*THE RECORDS*:
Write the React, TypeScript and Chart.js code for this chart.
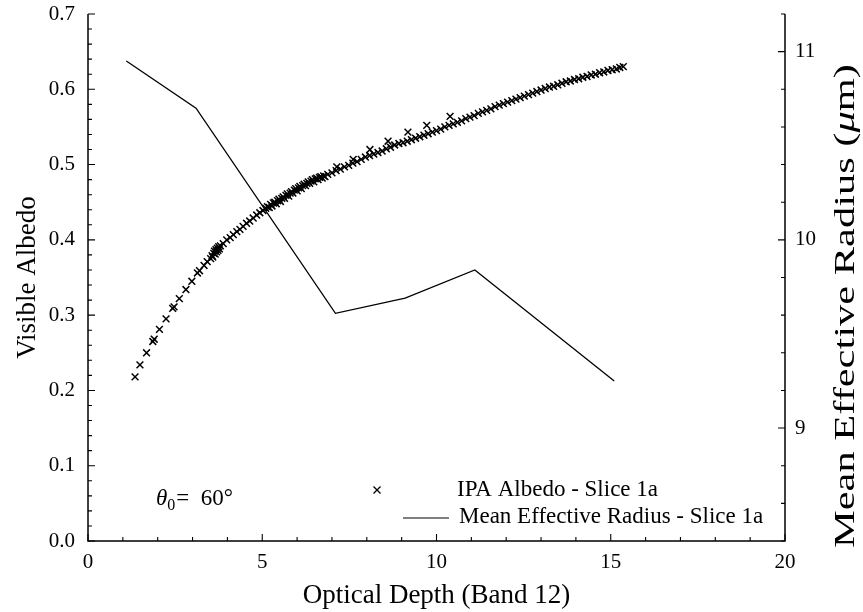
import { useEffect, useRef } from 'react';
import { Chart, registerables } from 'chart.js';

Chart.register(...registerables);

// Axis tick labels
const depthTicks = [0, 5, 10, 15, 20];
const albedoTicks = [0, 0.1, 0.2, 0.3, 0.4, 0.5, 0.6, 0.7];
const radiusTicks = [9, 10, 11];

// IPA albedo samples (optical depth, visible albedo)
const albedoDepth = [
  1.35, 1.49, 1.68, 1.86, 1.9, 2.05, 2.24, 2.43, 2.47, 2.62, 2.81, 2.98, 3.14, 3.2, 3.33, 3.42,
  3.52, 3.56, 3.58, 3.61, 3.63, 3.65, 3.67, 3.69, 3.71, 3.73, 3.75, 3.77, 3.8,
  3.88, 3.98, 4.08, 4.17, 4.27, 4.36, 4.45, 4.55, 4.64, 4.74, 4.84, 4.93, 5.02, 5.1,
  5.15, 5.2, 5.24, 5.28, 5.32, 5.36, 5.4, 5.44, 5.48, 5.52, 5.56, 5.6, 5.64, 5.68, 5.72, 5.76,
  5.8, 5.84, 5.88, 5.92, 5.96, 6.0, 6.04, 6.08, 6.12, 6.16, 6.2, 6.24, 6.28, 6.32, 6.36, 6.4,
  6.44, 6.48, 6.52, 6.56, 6.6, 6.64, 6.68, 6.72, 6.76, 6.8,
  6.88, 7.0, 7.12, 7.24, 7.36, 7.48, 7.6, 7.72, 7.84, 7.96, 8.08, 8.2, 8.32, 8.44, 8.56, 8.68,
  8.8, 8.92, 9.04, 9.16, 9.28, 9.4, 9.52, 9.64, 9.76, 9.88, 10.0, 10.12, 10.24, 10.36, 10.48,
  10.6, 10.72, 10.84, 10.96, 11.08, 11.2, 11.32, 11.44, 11.56, 11.68, 11.8, 11.92, 12.04, 12.16,
  12.28, 12.4, 12.52, 12.64, 12.76, 12.88, 13.0, 13.12, 13.24, 13.36, 13.48, 13.6, 13.72, 13.84,
  13.96, 14.08, 14.2, 14.32, 14.44, 14.56, 14.68, 14.8, 14.92, 15.04, 15.16, 15.26, 15.36,
  7.14, 7.61, 8.09, 8.61, 9.18, 9.72, 10.39,
];
const albedoValue = [
  0.218, 0.234, 0.25, 0.265, 0.268, 0.281, 0.295, 0.309, 0.311, 0.322, 0.334, 0.345, 0.356, 0.359, 0.366, 0.371,
  0.375, 0.379, 0.377, 0.382, 0.385, 0.381, 0.387, 0.384, 0.389, 0.386, 0.391, 0.388, 0.392,
  0.395, 0.4, 0.403, 0.407, 0.411, 0.414, 0.418, 0.422, 0.425, 0.429, 0.433, 0.436, 0.439, 0.442,
  0.444, 0.443, 0.447, 0.445, 0.449, 0.45, 0.448, 0.452, 0.454, 0.451, 0.455, 0.457, 0.455, 0.459, 0.461, 0.458,
  0.462, 0.464, 0.462, 0.466, 0.468, 0.465, 0.469, 0.471, 0.468, 0.472, 0.474, 0.472, 0.475, 0.477, 0.475, 0.478,
  0.48, 0.477, 0.481, 0.482, 0.48, 0.483, 0.484, 0.482, 0.485, 0.484,
  0.487, 0.489, 0.492, 0.494, 0.497, 0.499, 0.502, 0.504, 0.507, 0.51, 0.512, 0.514, 0.516, 0.518, 0.521, 0.523,
  0.526, 0.528, 0.529, 0.531, 0.533, 0.535, 0.537, 0.539, 0.541, 0.543, 0.545, 0.547, 0.55, 0.552, 0.554,
  0.556, 0.558, 0.561, 0.563, 0.565, 0.568, 0.57, 0.572, 0.574, 0.577, 0.579, 0.581, 0.583, 0.585,
  0.587, 0.589, 0.591, 0.593, 0.595, 0.597, 0.599, 0.601, 0.603, 0.604, 0.606, 0.608, 0.61, 0.611,
  0.613, 0.614, 0.616, 0.617, 0.619, 0.62, 0.622, 0.623, 0.625, 0.626, 0.627, 0.629, 0.63,
  0.497, 0.507, 0.52, 0.531, 0.543, 0.552, 0.564,
];

// Mean effective radius (µm) per optical-depth bin
const radiusDepth = [1.1, 3.1, 7.1, 9.1, 11.1, 15.1];
const radiusValue = [10.95, 10.7, 9.61, 9.69, 9.84, 9.25];

const SERIF = '"Liberation Serif", "DejaVu Serif", serif';

function crossMark(ctx: CanvasRenderingContext2D, x: number, y: number, r: number) {
  ctx.beginPath();
  ctx.moveTo(x - r, y - r);
  ctx.lineTo(x + r, y + r);
  ctx.moveTo(x - r, y + r);
  ctx.lineTo(x + r, y - r);
  ctx.stroke();
}

// Mixed-style text run, stretched along its baseline to a given length and centred at 0
function stretchedText(ctx: CanvasRenderingContext2D, runs: [string, string][], span: number) {
  let natural = 0;
  for (const [text, font] of runs) {
    ctx.font = font;
    natural += ctx.measureText(text).width;
  }
  ctx.save();
  ctx.scale(span / natural, 1);
  let pos = -natural / 2;
  ctx.textAlign = 'left';
  for (const [text, font] of runs) {
    ctx.font = font;
    ctx.fillText(text, pos, 0);
    pos += ctx.measureText(text).width;
  }
  ctx.restore();
}

// Frame with inward major/minor ticks, axis titles, legend and annotation
const decorations = {
  id: 'decorations',
  afterDatasetsDraw(chart: any) {
    const { ctx, chartArea, scales } = chart;
    const { left, right, top, bottom } = chartArea;
    const x = scales.x;
    const y = scales.y;
    const y2 = scales.y2;
    ctx.save();
    ctx.strokeStyle = '#000';
    ctx.fillStyle = '#000';
    ctx.lineWidth = 1.5;
    ctx.beginPath();
    ctx.moveTo(left, top);
    ctx.lineTo(left, bottom);
    ctx.lineTo(right, bottom);
    ctx.lineTo(right, top);
    ctx.stroke();

    ctx.lineWidth = 1.1;
    ctx.beginPath();
    for (let i = 0; i <= 20; i++) {
      const px = x.getPixelForValue(i);
      const len = i % 5 === 0 ? 7 : 4;
      ctx.moveTo(px, bottom);
      ctx.lineTo(px, bottom - len);
    }
    for (let i = 0; i <= 35; i++) {
      const py = y.getPixelForValue(i * 0.02);
      const len = i % 5 === 0 ? 7 : 4;
      ctx.moveTo(left, py);
      ctx.lineTo(left + len, py);
    }
    for (let i = 0; i <= 14; i++) {
      const v = 8.4 + i * 0.2;
      const py = y2.getPixelForValue(v);
      const major = Math.abs(v - Math.round(v)) < 1e-6;
      const len = major ? 7 : 4;
      ctx.moveTo(right, py);
      ctx.lineTo(right - len, py);
    }
    ctx.stroke();

    // axis titles
    ctx.textBaseline = 'middle';
    ctx.font = `27px ${SERIF}`;
    ctx.textAlign = 'center';
    ctx.fillText('Optical Depth (Band 12)', (left + right) / 2, 596);

    ctx.save();
    ctx.translate(28, (top + bottom) / 2);
    ctx.rotate(-Math.PI / 2);
    ctx.fillText('Visible Albedo', 0, 0);
    ctx.restore();

    ctx.save();
    ctx.translate(846, 306);
    ctx.rotate(-Math.PI / 2);
    stretchedText(
      ctx,
      [
        ['Mean Effective Radius (', `29px ${SERIF}`],
        ['\u03bc', `italic 29px ${SERIF}`],
        ['m)', `29px ${SERIF}`],
      ],
      484,
    );
    ctx.restore();

    // solar zenith annotation
    ctx.textAlign = 'left';
    ctx.textBaseline = 'alphabetic';
    ctx.font = `italic 23px ${SERIF}`;
    ctx.fillText('\u03b8', 156, 505);
    let tx = 156 + ctx.measureText('\u03b8').width;
    ctx.font = `16px ${SERIF}`;
    ctx.fillText('0', tx, 510);
    tx += ctx.measureText('0').width + 1;
    ctx.font = `23px ${SERIF}`;
    ctx.fillText('=  60\u00b0', tx, 505);

    // legend
    ctx.lineWidth = 1.3;
    crossMark(ctx, 377, 490, 3.5);
    ctx.lineWidth = 1.2;
    ctx.beginPath();
    ctx.moveTo(403, 518);
    ctx.lineTo(449, 518);
    ctx.stroke();
    ctx.textBaseline = 'middle';
    ctx.font = `23px ${SERIF}`;
    ctx.fillText('IPA Albedo - Slice 1a', 457, 490);
    ctx.fillText('Mean Effective Radius - Slice 1a', 459, 517);
    ctx.restore();
  },
};

export default function App() {
  const canvasRef = useRef<HTMLCanvasElement | null>(null);

  useEffect(() => {
    const canvas = canvasRef.current;
    if (!canvas) return;
    const tickFont = { family: SERIF, size: 21 };
    const noPad = (s: any) => {
      s.paddingTop = 0;
      s.paddingBottom = 0;
      s.paddingLeft = 0;
      s.paddingRight = 0;
    };
    const chart = new Chart(canvas, {
      type: 'scatter',
      data: {
        datasets: [
          {
            label: 'IPA Albedo - Slice 1a',
            data: albedoDepth.map((d, i) => ({ x: d, y: albedoValue[i] })),
            yAxisID: 'y',
            pointStyle: 'crossRot',
            pointRadius: 4.8,
            pointBorderWidth: 1.5,
            borderColor: '#000',
            backgroundColor: '#000',
            showLine: false,
          },
          {
            label: 'Mean Effective Radius - Slice 1a',
            data: radiusDepth.map((d, i) => ({ x: d, y: radiusValue[i] })),
            yAxisID: 'y2',
            showLine: true,
            borderColor: '#000',
            borderWidth: 1.3,
            pointRadius: 0,
            tension: 0,
            fill: false,
          },
        ],
      },
      options: {
        responsive: false,
        animation: false,
        events: [],
        layout: { padding: { top: 14, left: 0, right: 0, bottom: 0 } },
        plugins: { legend: { display: false }, tooltip: { enabled: false } },
        scales: {
          x: {
            type: 'linear',
            position: 'bottom',
            min: 0,
            max: 20,
            grid: { display: false, drawTicks: false },
            border: { display: false },
            afterBuildTicks: (s: any) => {
              s.ticks = depthTicks.map((v) => ({ value: v }));
            },
            ticks: { color: '#000', font: tickFont, padding: 9, maxRotation: 0 },
            afterFit: (s: any) => {
              s.height = 612 - 541;
              noPad(s);
            },
          },
          y: {
            type: 'linear',
            position: 'left',
            min: 0,
            max: 0.7,
            grid: { display: false, drawTicks: false },
            border: { display: false },
            afterBuildTicks: (s: any) => {
              s.ticks = albedoTicks.map((v) => ({ value: v }));
            },
            ticks: { color: '#000', font: tickFont, padding: 13, callback: (v: any) => Number(v).toFixed(1) },
            afterFit: (s: any) => {
              s.width = 88;
              noPad(s);
            },
          },
          y2: {
            type: 'linear',
            position: 'right',
            min: 8.4,
            max: 11.2,
            grid: { display: false, drawTicks: false },
            border: { display: false },
            afterBuildTicks: (s: any) => {
              s.ticks = radiusTicks.map((v) => ({ value: v }));
            },
            ticks: { color: '#000', font: tickFont, padding: 10, callback: (v: any) => String(v) },
            afterFit: (s: any) => {
              s.width = 863 - 785;
              noPad(s);
            },
          },
        },
      },
      plugins: [decorations],
    });
    return () => chart.destroy();
  }, []);

  return (
    <div style={{ position: 'fixed', left: 0, top: 0, width: 863, height: 612, background: '#fff' }}>
      <canvas ref={canvasRef} width={863} height={612} style={{ display: 'block', width: 863, height: 612 }} />
    </div>
  );
}
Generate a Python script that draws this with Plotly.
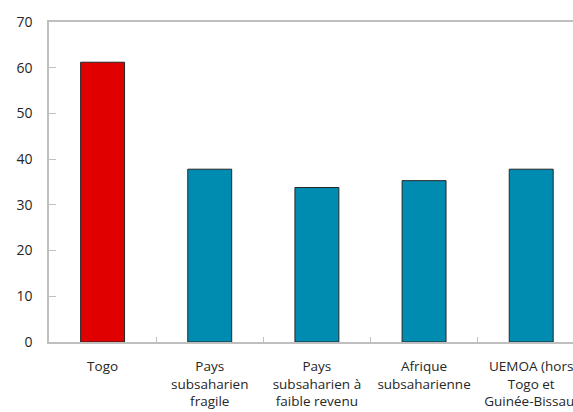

*PROBLEM DESCRIPTION*: Up to and including the line containing "Chart.register(...registerables);", quote each line of the entries above from the very first, please, exactly and without images.

*PROBLEM SOLUTION*:
Write the React, TypeScript and Chart.js code for this chart.
import { useEffect, useRef } from 'react';
import { Chart, registerables } from 'chart.js';

Chart.register(...registerables);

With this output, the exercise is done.